Find the line that contains "Convert this diagram to TikZ code.". Copy it and every line after it to the end of the material below, exactly, with no pictures.

Records with drawing code

⟨

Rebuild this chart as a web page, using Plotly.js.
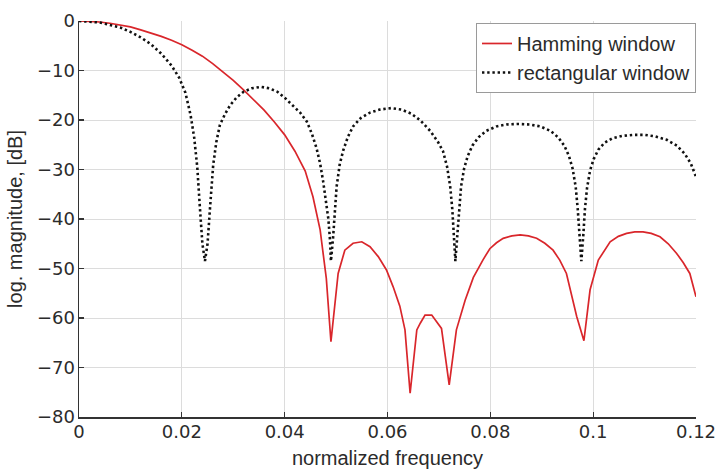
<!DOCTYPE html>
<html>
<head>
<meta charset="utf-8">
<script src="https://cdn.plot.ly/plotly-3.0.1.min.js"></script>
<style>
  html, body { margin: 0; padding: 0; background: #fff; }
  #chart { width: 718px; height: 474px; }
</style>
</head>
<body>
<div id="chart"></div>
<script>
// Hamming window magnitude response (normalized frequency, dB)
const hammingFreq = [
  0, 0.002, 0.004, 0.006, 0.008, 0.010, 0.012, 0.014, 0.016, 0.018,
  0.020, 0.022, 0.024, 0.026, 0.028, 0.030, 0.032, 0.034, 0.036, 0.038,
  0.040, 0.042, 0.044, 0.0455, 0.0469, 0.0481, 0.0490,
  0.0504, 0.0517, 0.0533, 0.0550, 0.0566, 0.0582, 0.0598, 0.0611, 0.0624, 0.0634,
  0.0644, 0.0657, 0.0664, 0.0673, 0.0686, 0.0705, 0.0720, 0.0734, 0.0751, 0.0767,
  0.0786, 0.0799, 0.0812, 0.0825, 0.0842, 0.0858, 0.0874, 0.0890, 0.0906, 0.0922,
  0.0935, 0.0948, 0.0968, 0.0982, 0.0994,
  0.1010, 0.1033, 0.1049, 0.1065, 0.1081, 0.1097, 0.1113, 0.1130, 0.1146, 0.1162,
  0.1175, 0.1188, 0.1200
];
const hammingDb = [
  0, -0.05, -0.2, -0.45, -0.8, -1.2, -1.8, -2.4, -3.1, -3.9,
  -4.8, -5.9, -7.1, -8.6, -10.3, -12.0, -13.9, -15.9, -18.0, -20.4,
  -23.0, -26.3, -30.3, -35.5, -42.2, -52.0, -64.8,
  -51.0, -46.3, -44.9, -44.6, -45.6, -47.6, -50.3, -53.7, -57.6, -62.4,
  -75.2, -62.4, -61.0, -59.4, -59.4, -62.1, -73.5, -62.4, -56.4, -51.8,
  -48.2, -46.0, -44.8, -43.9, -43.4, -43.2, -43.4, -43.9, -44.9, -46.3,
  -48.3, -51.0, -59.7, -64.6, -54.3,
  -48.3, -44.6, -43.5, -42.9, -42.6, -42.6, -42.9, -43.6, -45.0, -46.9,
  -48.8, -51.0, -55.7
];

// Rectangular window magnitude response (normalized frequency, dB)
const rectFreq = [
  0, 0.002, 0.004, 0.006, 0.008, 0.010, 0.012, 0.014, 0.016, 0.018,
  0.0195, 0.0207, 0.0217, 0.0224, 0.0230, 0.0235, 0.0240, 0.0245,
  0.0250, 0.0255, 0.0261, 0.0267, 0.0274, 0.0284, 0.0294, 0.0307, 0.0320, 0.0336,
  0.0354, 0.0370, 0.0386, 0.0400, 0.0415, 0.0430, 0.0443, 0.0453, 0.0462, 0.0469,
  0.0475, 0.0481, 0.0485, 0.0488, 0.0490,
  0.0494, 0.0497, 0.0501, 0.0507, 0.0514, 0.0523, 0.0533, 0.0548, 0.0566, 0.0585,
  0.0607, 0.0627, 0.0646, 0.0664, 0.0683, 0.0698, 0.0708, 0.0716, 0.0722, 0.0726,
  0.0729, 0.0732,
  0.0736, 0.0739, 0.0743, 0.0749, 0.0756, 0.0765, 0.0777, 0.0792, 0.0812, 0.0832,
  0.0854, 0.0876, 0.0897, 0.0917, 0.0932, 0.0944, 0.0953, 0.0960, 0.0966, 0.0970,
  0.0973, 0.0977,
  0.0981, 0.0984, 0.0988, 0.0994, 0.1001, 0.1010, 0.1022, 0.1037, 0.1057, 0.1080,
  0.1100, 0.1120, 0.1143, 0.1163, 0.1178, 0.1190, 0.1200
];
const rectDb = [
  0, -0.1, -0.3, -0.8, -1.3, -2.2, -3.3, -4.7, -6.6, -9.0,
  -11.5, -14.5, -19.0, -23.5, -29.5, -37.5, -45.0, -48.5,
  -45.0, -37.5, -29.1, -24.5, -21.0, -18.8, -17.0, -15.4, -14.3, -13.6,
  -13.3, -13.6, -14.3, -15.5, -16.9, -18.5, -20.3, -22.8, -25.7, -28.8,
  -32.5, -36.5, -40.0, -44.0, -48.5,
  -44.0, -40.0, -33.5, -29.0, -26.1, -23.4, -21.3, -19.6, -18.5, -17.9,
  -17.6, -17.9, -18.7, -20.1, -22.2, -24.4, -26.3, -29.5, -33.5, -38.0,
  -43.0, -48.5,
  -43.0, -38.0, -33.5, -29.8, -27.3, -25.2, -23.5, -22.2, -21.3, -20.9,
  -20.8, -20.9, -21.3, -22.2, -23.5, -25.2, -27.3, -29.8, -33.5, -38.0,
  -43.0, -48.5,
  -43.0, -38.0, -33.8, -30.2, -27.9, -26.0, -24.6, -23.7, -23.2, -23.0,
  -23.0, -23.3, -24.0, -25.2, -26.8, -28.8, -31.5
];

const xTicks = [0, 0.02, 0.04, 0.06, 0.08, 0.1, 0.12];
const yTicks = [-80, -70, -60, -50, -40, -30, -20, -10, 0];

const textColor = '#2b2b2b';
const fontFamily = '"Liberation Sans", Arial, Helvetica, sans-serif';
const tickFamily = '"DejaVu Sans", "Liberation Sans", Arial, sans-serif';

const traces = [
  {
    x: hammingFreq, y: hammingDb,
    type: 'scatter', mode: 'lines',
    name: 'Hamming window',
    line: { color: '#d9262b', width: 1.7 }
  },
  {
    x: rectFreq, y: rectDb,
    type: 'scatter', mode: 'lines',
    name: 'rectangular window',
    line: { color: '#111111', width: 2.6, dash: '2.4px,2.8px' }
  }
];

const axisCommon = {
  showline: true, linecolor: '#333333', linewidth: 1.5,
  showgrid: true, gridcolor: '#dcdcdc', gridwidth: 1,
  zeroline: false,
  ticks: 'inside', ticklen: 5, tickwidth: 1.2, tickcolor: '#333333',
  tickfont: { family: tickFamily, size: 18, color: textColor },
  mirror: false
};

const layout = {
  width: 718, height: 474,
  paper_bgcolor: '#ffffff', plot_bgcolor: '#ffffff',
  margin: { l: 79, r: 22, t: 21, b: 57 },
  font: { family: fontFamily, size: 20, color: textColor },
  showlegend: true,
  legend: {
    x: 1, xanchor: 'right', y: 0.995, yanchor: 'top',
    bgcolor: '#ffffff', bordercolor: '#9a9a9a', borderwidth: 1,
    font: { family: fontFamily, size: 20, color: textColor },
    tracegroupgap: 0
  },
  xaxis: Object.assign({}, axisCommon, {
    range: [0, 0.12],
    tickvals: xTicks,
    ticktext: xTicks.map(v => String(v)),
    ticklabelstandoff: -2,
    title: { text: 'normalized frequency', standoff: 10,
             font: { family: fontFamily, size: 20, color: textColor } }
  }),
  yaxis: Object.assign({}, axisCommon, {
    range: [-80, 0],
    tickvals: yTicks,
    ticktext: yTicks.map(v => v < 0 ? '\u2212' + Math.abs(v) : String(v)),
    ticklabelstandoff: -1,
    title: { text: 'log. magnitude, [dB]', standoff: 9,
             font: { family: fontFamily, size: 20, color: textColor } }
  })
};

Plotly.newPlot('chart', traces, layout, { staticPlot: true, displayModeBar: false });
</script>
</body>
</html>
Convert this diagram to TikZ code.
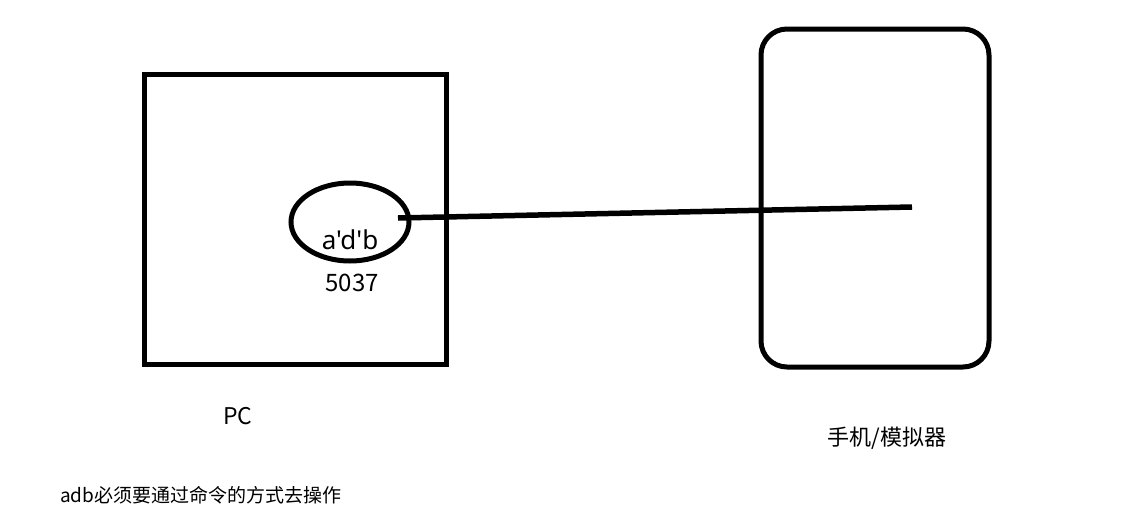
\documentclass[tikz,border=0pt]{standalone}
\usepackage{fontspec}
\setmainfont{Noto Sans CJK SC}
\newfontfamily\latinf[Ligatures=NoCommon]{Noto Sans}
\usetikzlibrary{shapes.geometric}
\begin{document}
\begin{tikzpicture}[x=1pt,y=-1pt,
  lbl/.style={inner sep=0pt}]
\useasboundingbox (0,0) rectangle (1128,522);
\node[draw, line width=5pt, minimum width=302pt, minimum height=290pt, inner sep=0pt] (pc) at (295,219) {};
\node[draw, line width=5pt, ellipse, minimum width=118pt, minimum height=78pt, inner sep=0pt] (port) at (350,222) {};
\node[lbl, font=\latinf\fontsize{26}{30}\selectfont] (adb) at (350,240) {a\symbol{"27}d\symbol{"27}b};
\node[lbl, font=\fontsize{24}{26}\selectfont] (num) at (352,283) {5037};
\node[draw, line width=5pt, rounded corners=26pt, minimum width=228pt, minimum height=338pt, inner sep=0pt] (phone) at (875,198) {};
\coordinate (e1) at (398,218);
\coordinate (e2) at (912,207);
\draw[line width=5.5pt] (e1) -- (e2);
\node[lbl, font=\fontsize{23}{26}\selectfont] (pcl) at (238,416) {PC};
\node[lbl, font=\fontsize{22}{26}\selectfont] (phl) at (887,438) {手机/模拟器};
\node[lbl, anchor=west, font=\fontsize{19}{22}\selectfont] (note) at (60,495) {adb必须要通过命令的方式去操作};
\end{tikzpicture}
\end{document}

⟩

### [Written response]
Convert this diagram to TikZ code.
\documentclass[tikz,border=0pt]{standalone}
\usepackage{fontspec}
\setmainfont{Noto Sans CJK SC}
\newfontfamily\latinf[Ligatures=NoCommon]{Noto Sans}
\usetikzlibrary{shapes.geometric}
\begin{document}
\begin{tikzpicture}[x=1pt,y=-1pt,
  lbl/.style={inner sep=0pt}]
\useasboundingbox (0,0) rectangle (1128,522);
\node[draw, line width=5pt, minimum width=302pt, minimum height=290pt, inner sep=0pt] (pc) at (295,219) {};
\node[draw, line width=5pt, ellipse, minimum width=118pt, minimum height=78pt, inner sep=0pt] (port) at (350,222) {};
\node[lbl, font=\latinf\fontsize{26}{30}\selectfont] (adb) at (350,240) {a\symbol{"27}d\symbol{"27}b};
\node[lbl, font=\fontsize{24}{26}\selectfont] (num) at (352,283) {5037};
\node[draw, line width=5pt, rounded corners=26pt, minimum width=228pt, minimum height=338pt, inner sep=0pt] (phone) at (875,198) {};
\coordinate (e1) at (398,218);
\coordinate (e2) at (912,207);
\draw[line width=5.5pt] (e1) -- (e2);
\node[lbl, font=\fontsize{23}{26}\selectfont] (pcl) at (238,416) {PC};
\node[lbl, font=\fontsize{22}{26}\selectfont] (phl) at (887,438) {手机/模拟器};
\node[lbl, anchor=west, font=\fontsize{19}{22}\selectfont] (note) at (60,495) {adb必须要通过命令的方式去操作};
\end{tikzpicture}
\end{document}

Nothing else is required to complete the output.